[begin RECORDS FOR THIS TASK]
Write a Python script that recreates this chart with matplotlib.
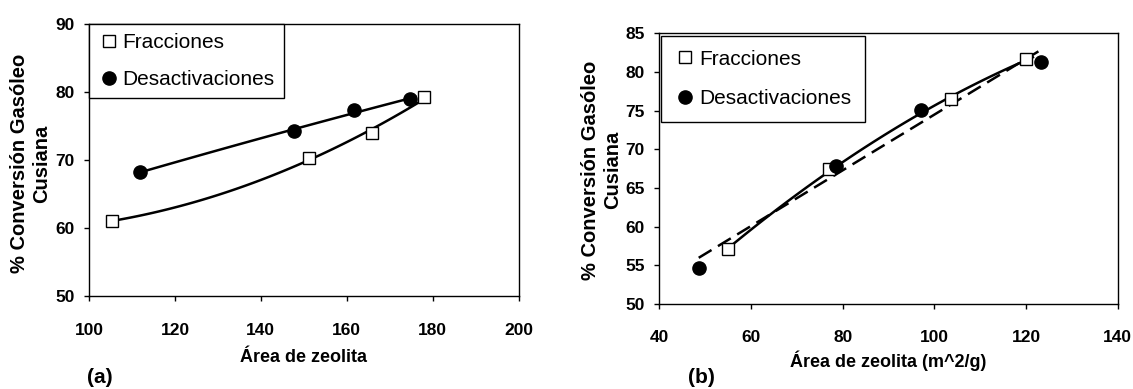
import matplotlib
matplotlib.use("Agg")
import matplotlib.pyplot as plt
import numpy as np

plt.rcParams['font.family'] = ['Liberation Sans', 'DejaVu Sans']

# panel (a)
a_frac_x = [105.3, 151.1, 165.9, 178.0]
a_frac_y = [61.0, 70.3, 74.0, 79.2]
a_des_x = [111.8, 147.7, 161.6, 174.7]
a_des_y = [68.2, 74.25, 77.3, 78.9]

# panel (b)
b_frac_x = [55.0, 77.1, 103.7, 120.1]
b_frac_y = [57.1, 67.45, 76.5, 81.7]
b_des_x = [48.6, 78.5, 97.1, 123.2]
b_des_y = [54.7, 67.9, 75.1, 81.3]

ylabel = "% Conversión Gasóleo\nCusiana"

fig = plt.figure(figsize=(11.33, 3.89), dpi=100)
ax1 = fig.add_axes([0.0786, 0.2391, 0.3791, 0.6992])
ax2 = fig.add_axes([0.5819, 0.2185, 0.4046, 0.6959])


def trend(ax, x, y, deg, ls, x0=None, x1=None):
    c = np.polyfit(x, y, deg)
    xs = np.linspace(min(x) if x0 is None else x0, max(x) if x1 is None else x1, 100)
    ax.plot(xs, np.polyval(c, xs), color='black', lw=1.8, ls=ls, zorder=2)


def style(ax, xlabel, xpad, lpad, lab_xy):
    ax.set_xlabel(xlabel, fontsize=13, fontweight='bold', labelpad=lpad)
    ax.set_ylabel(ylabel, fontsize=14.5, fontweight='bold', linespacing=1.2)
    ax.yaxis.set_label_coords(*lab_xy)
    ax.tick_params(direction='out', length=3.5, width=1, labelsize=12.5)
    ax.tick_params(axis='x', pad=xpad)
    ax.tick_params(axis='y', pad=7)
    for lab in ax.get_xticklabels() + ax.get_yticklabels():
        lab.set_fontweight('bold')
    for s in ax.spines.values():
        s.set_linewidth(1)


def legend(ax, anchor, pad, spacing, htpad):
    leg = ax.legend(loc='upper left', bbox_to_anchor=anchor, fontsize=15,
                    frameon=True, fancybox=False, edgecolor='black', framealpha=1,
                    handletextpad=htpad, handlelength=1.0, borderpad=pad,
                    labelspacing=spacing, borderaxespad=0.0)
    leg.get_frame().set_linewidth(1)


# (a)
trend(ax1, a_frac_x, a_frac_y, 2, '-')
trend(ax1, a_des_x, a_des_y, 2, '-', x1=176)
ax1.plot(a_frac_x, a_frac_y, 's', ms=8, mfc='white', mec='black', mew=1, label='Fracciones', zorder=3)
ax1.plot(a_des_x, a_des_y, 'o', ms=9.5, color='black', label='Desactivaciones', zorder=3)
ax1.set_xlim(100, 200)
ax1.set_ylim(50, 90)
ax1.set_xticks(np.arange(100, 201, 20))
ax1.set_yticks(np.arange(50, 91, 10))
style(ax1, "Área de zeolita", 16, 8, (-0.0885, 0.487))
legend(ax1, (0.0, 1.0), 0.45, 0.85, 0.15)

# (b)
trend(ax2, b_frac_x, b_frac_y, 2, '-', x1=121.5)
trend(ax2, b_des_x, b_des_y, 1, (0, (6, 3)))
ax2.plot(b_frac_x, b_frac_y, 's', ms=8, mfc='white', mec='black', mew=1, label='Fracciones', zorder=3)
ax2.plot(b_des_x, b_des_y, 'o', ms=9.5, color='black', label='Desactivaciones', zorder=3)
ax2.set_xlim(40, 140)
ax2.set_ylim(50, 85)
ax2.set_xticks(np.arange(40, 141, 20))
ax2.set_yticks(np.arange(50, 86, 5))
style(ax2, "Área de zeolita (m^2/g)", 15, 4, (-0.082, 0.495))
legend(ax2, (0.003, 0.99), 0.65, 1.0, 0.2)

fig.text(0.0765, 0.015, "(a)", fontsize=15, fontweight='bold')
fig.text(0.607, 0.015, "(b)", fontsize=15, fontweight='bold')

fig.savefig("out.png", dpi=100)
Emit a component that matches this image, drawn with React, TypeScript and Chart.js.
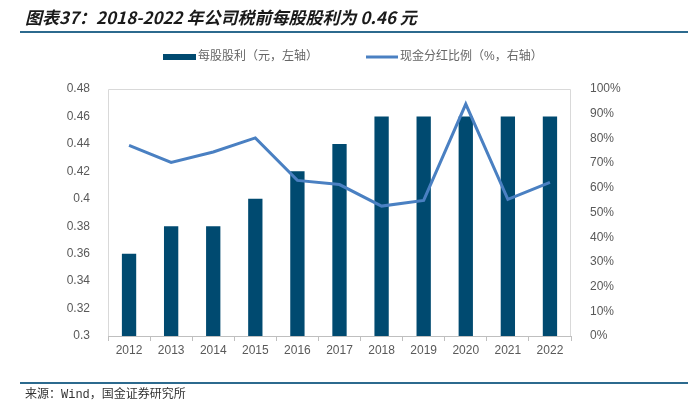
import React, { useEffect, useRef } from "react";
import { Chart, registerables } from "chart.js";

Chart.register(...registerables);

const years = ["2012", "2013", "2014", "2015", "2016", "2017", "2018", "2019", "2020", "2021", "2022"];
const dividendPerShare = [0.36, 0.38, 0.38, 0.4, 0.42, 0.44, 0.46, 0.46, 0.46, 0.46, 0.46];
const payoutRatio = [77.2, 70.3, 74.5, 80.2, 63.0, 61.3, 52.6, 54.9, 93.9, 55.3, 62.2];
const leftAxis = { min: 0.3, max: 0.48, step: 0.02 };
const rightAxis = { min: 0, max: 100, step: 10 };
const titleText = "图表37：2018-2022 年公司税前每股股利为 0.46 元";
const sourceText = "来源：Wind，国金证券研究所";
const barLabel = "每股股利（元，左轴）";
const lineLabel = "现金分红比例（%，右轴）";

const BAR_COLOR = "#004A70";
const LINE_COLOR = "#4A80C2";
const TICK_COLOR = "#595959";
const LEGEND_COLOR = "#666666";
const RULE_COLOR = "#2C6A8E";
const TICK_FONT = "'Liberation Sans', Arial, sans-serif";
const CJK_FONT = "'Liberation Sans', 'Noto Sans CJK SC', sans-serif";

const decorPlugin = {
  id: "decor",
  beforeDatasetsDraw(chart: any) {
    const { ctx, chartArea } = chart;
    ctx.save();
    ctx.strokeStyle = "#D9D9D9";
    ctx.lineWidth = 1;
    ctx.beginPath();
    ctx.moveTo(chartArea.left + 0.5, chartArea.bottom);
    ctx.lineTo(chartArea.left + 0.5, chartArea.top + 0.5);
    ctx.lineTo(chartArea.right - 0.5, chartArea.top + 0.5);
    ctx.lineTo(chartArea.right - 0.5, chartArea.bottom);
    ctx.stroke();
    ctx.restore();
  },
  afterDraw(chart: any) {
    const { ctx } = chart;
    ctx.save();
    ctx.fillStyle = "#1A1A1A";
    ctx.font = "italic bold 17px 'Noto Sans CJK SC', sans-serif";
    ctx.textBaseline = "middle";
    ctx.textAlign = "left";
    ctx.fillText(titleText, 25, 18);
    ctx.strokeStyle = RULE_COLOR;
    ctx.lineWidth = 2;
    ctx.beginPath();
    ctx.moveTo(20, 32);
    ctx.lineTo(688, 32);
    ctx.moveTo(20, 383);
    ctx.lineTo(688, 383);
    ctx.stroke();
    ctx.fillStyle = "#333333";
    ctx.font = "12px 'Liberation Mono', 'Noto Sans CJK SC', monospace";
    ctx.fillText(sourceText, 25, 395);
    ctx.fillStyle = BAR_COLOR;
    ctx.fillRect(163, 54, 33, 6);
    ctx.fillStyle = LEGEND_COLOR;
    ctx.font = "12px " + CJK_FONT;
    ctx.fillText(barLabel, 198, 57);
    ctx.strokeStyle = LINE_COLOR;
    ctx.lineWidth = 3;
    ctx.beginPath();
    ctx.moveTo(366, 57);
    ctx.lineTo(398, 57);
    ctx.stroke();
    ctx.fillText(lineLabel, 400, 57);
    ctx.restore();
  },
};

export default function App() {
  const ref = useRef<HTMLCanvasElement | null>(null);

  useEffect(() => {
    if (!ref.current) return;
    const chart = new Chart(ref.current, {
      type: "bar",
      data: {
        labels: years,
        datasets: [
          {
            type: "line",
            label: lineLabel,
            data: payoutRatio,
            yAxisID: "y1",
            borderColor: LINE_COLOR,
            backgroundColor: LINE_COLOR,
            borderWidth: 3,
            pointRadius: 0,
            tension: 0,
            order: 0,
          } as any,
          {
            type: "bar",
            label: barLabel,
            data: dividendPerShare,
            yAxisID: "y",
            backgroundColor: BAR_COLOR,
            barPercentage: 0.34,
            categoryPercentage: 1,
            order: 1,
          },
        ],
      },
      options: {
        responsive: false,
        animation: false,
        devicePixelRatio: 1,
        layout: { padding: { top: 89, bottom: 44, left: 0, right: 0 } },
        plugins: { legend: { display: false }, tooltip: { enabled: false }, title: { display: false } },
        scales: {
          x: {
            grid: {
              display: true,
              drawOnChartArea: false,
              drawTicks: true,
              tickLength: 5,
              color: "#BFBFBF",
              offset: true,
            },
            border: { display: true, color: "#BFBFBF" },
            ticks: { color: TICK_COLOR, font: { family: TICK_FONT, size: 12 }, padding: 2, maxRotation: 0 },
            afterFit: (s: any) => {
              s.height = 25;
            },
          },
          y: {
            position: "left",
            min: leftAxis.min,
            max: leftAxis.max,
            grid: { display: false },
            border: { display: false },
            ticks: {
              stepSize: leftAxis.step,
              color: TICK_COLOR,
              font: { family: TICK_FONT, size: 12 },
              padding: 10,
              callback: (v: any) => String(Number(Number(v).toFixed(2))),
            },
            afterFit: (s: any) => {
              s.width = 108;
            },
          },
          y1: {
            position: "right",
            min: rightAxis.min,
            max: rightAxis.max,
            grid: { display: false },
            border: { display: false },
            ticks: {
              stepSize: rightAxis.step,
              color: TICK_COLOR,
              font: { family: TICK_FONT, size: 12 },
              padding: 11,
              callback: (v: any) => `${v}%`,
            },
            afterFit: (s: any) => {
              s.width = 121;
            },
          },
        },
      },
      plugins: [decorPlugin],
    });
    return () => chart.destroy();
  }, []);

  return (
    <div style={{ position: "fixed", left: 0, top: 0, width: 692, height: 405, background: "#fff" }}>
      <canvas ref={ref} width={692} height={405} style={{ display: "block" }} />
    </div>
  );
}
[end RECORDS FOR THIS TASK]
[begin RECORDS FOR THIS TASK]
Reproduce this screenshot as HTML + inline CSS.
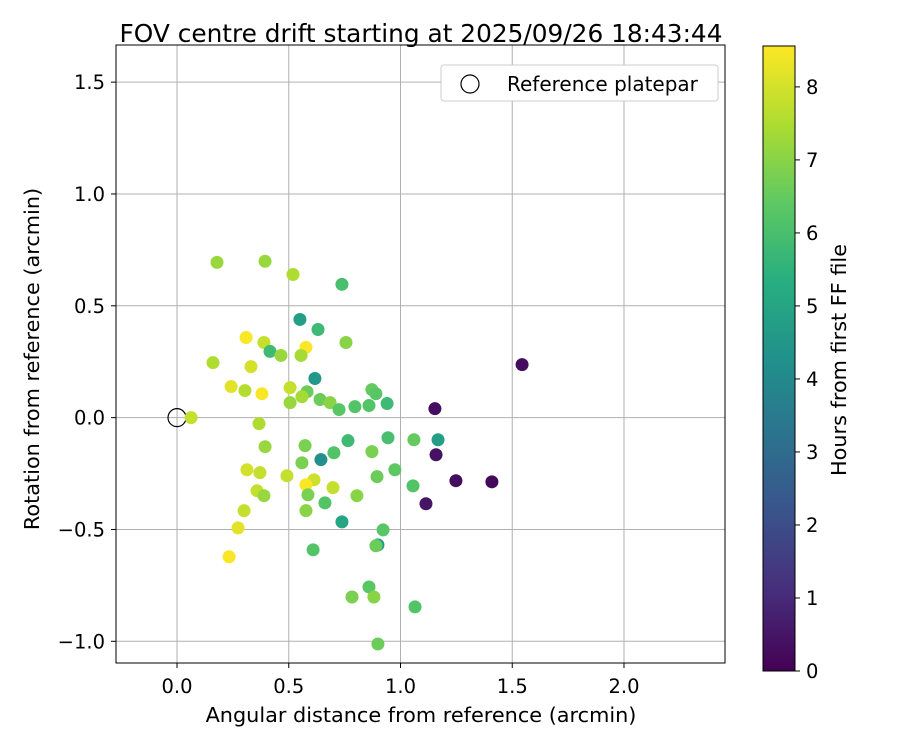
[end RECORDS FOR THIS TASK]
**OBJECTIVE**
What's needed is an exact copy of the records above from the line containing "Emit a component" down to the line containing "Chart.register(...registerables);", both included, without any pictures.

**WRITTEN RESPONSE**
Emit a component that matches this image, drawn with React, TypeScript and Chart.js.
import React, { useEffect, useRef } from "react";
import { Chart, registerables } from "chart.js";

Chart.register(...registerables);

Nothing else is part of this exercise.